Forbidden Planet – Still a benchmarks of Sci-Fi film-making and one of the most apt and enduring film scored ever written.
Helvetica – The last few years has seen a true renaissance in documentary film making and this is one of the best. Outstandingly well edited, funny, and revealing. This film doesn’t just explore type and design, it examines the way text and context work to create meaning. A must for anyone interested in the intellectual history of modernity and post-modernity.
Horton Hears a Who – The best Children’s films are witty, visually stimulating, have a plot (rather than a contrivance of events) and a clear moral. This has all four of these features in ample quantities. The bar has been set very high for best children’s film of the year!
Juno – It’s tempting to call this a “sweet” film, but it’s really a lot more than that. Juno is a clever and interesting look not just at relationships or growing up, but also at the way we look at ourselves and how we interpret the ways other people look at us.
Love In The Time Of Cholera – How do you manage to take one of the greatest novels of the 20th century, a strong cast and an inventive score (together with some marketable popular numbers) and turn out a sub-soap-operatic piece of melodrivel? It’s a question I hope Mike Newell as director of this disastrous adaption, can answer, if for no other reason than to act as a warning beacon to other filmmakers embarking on a big budget literary adaptation.

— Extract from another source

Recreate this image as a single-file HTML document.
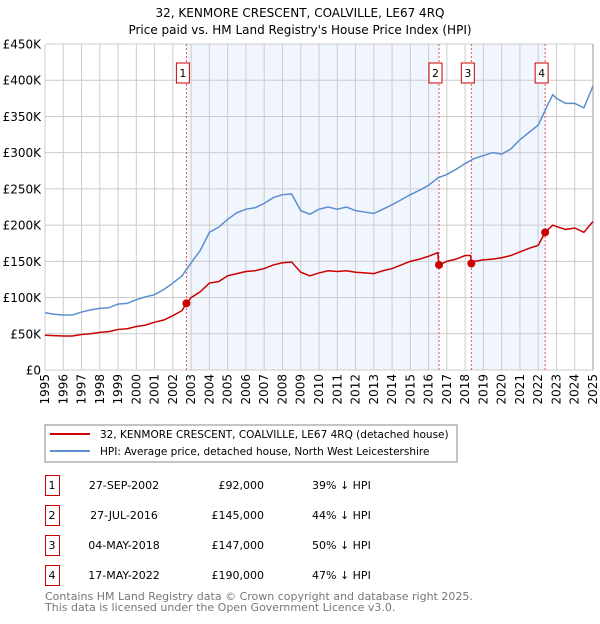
<!DOCTYPE html>
<html><head><meta charset="utf-8"><style>
body{margin:0;background:#fff;font-family:"DejaVu Sans","Liberation Sans",sans-serif}
svg text{font-family:"DejaVu Sans","Liberation Sans",sans-serif}
</style></head><body>
<svg id="chart" width="600" height="620" viewBox="0 0 600 620" xmlns="http://www.w3.org/2000/svg">
<text x="300" y="17" text-anchor="middle" font-size="12">32, KENMORE CRESCENT, COALVILLE, LE67 4RQ</text>
<text x="300" y="34" text-anchor="middle" font-size="12">Price paid vs. HM Land Registry's House Price Index (HPI)</text>
<g id="plot"></g>
<g>
<rect x="45" y="425" width="412" height="37" fill="#fff" stroke="#888"/>
<line x1="50" y1="434" x2="90" y2="434" stroke="#cc0000" stroke-width="2"/>
<text x="100" y="438" font-size="10.5">32, KENMORE CRESCENT, COALVILLE, LE67 4RQ (detached house)</text>
<line x1="50" y1="451" x2="90" y2="451" stroke="#5b8fd0" stroke-width="2"/>
<text x="100" y="455" font-size="10.5">HPI: Average price, detached house, North West Leicestershire</text>
</g>
<g id="table"></g>
<text x="45" y="600" font-size="11" fill="#777">Contains HM Land Registry data © Crown copyright and database right 2025.</text>
<text x="45" y="611" font-size="11" fill="#777">This data is licensed under the Open Government Licence v3.0.</text>
</svg>
<script>
const hpiYears=[1995,1995.5,1996,1996.5,1997,1997.5,1998,1998.5,1999,1999.5,2000,2000.5,2001,2001.5,2002,2002.5,2003,2003.5,2004,2004.5,2005,2005.5,2006,2006.5,2007,2007.5,2008,2008.5,2009,2009.5,2010,2010.5,2011,2011.5,2012,2012.5,2013,2013.5,2014,2014.5,2015,2015.5,2016,2016.5,2017,2017.5,2018,2018.5,2019,2019.5,2020,2020.5,2021,2021.5,2022,2022.5,2022.8,2023,2023.5,2024,2024.5,2025];
const hpiValues=[79,77,76,76,80,83,85,86,91,92,97,101,104,111,120,130,148,165,190,197,208,217,222,224,230,238,242,243,220,215,222,225,222,225,220,218,216,222,228,235,242,248,255,265,270,277,285,292,296,300,298,305,318,328,338,365,380,375,368,368,362,392];
const redYears=[1995,1996,1996.5,1997,1997.5,1998,1998.5,1999,1999.5,2000,2000.5,2001,2001.5,2002,2002.5,2002.74,2003,2003.5,2004,2004.5,2005,2005.5,2006,2006.5,2007,2007.5,2008,2008.5,2009,2009.5,2010,2010.5,2011,2011.5,2012,2012.5,2013,2013.5,2014,2014.5,2015,2015.5,2016,2016.5,2016.57,2017,2017.5,2018,2018.3,2018.34,2018.5,2019,2019.5,2020,2020.5,2021,2021.5,2022,2022.38,2022.8,2023,2023.5,2024,2024.5,2025];
const redValues=[48,47,47,49,50,52,53,56,57,60,62,66,69,75,82,92,100,108,120,122,130,133,136,137,140,145,148,149,135,130,134,137,136,137,135,134,133,137,140,145,150,153,157,162,145,150,153,158,158,147,150,152,153,155,158,163,168,172,190,200,198,194,196,190,205];
const saleYears=[2002.74,2016.57,2018.34,2022.38];
const saleValues=[92,145,147,190];
const saleLabels=["1","2","3","4"];
const saleDates=["27-SEP-2002","27-JUL-2016","04-MAY-2018","17-MAY-2022"];
const salePrices=["£92,000","£145,000","£147,000","£190,000"];
const salePcts=["39% ↓ HPI","44% ↓ HPI","50% ↓ HPI","47% ↓ HPI"];
const yTicks=[0,50,100,150,200,250,300,350,400,450];
const yTickLabels=["£0","£50K","£100K","£150K","£200K","£250K","£300K","£350K","£400K","£450K"];
const xTicks=[1995,1996,1997,1998,1999,2000,2001,2002,2003,2004,2005,2006,2007,2008,2009,2010,2011,2012,2013,2014,2015,2016,2017,2018,2019,2020,2021,2022,2023,2024,2025];

const NS="http://www.w3.org/2000/svg";
const L=45,R=593,T=44,B=370;
const x=y=>L+(y-1995)/30*(R-L);
const yv=v=>B-v/450*(B-T);
const plot=document.getElementById('plot');
function mk(tag,attrs,parent){const e=document.createElementNS(NS,tag);for(const k in attrs)e.setAttribute(k,attrs[k]);(parent||plot).appendChild(e);return e;}

for(let i=0;i<saleYears.length;i+=2){
  const x1=x(saleYears[i]),x2=i+1<saleYears.length?x(saleYears[i+1]):R;
  const r=mk('rect',{x:x1,y:T,width:x2-x1,height:B-T,fill:'#eef3fc',opacity:0.8});
  
  
}
xTicks.forEach(t=>{
  const g=mk('line',{x1:x(t),x2:x(t),y1:T,y2:B,stroke:'#cccccc','stroke-width':1});
  
  
  const tx=mk('text',{x:0,y:0,'font-size':12,'text-anchor':'end',transform:`translate(${x(t)+4},${B+4}) rotate(-90)`});
  tx.textContent=t;
  
  
});
yTicks.forEach((t,i)=>{
  const g=mk('line',{x1:L,x2:R,y1:yv(t),y2:yv(t),stroke:'#cccccc','stroke-width':1});
  
  
  const tx=mk('text',{x:L-4,y:yv(t)+4.5,'font-size':12,'text-anchor':'end'});
  tx.textContent=yTickLabels[i];
  
  
});
mk('line',{x1:R,x2:R,y1:T,y2:B,stroke:'#999'});
saleYears.forEach((s,i)=>{
  const l=mk('line',{x1:x(s),x2:x(s),y1:T,y2:B,stroke:'#e05050','stroke-width':1,'stroke-dasharray':'2,2'});
  
  
  const b=mk('rect',{x:x(s)-10,y:63,width:13,height:20,fill:'#fff',stroke:'#cc0000'});
  
  
  const t=mk('text',{x:x(s)-3.5,y:77,'font-size':11,'text-anchor':'middle'});
  t.textContent=saleLabels[i];
  
  
});
const hp=mk('polyline',{points:hpiYears.map((y,i)=>x(y)+','+yv(hpiValues[i])).join(' '),fill:'none',stroke:'#5b8fd0','stroke-width':1.5});


const rp=mk('polyline',{points:redYears.map((y,i)=>x(y)+','+yv(redValues[i])).join(' '),fill:'none',stroke:'#cc0000','stroke-width':1.5});


saleYears.forEach((s,i)=>{
  const c=mk('circle',{cx:x(s),cy:yv(saleValues[i]),r:4,fill:'#cc0000'});
  
  
});
const tb=document.getElementById('table');
saleYears.forEach((s,i)=>{
  const yy=475+i*30;
  const b=mk('rect',{x:45.5,y:yy+0.5,width:14,height:20,fill:'#fff',stroke:'#cc0000'},tb);
  
  
  const cells=[[saleLabels[i],52,'middle'],[saleDates[i],124,'middle'],[salePrices[i],264,'end'],[salePcts[i],312,'start']];
  const names=['table-row-number','table-sale-date','table-sale-price','table-hpi-diff'];
  cells.forEach((c,j)=>{
    const t=mk('text',{x:c[1],y:yy+14,'font-size':11,'text-anchor':c[2]},tb);
    t.textContent=c[0];
    
    
  });
});
</script>
</body></html>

No Country For Old Men – Outstanding in every way and on every level. This is a bold and confident film adaptation that really says something – morally, socially and cinematically. Fabulous cast, bold lack of score and rich yet barren cinematography. Easily one of the great films of this decade.
P.S. I Love You – This sweet, funny and in a way slightly creepy film could easily have been a terribly smaltzy disaster. What saves it (well, almost saves it) is a really strong cast, solid art direction and a script with genuine wit and humour.
Shoot ‘Em Up – I love Clive Owen. I love Paul Giacometti. I love Monica Belluci. I hated this film. Nasty, silly and irredeemable in every way.
Sweeney Todd – Everything feels right here: the cast, the direction, the adaptation. If anything lets this film down it is the over-use of CGI, which almost borders on the Beowulf/300 school of graphic-novel-as-film look. The Brighton Pier scene is a classic piece of film-making.
The Diving Bell And The Butterfly – Julian Schnabel can’t seem to put a foot wrong; Basquiat and Before Night Falls are two of my favourite films. This film did not disappoint and in a lot of ways turned out to be one of the most richly satisfying movies I’ve seen this year. Solidly acted, wonderfully shot and directed with an almost relentless sense of the moral ambiguities of life. This is a great film from a great filmmaker.
The Orphanage – At times this film plays like a homage to Gullermo Del Toro’s best work, Pan’s Labyrinth and The Devil’s Backbone. Brooding, creepy, tragic and moving; this is a thoroughly worthwhile film.
3 Months Three Weeks 2 Days – Bleak, grimy and unnerving. It isn’t just the subject matter (abortion in Caucescu’s Romania), but the whole way relationships are infected with a kind of knowing dis-ease. Riveting stuff.
3.10 To Yuma – If you can stay focussed on Christian Bale’s fine performance you might be able to look past the contrived and often inchoate plot devices. Sadly, I wasn’t able to manage it.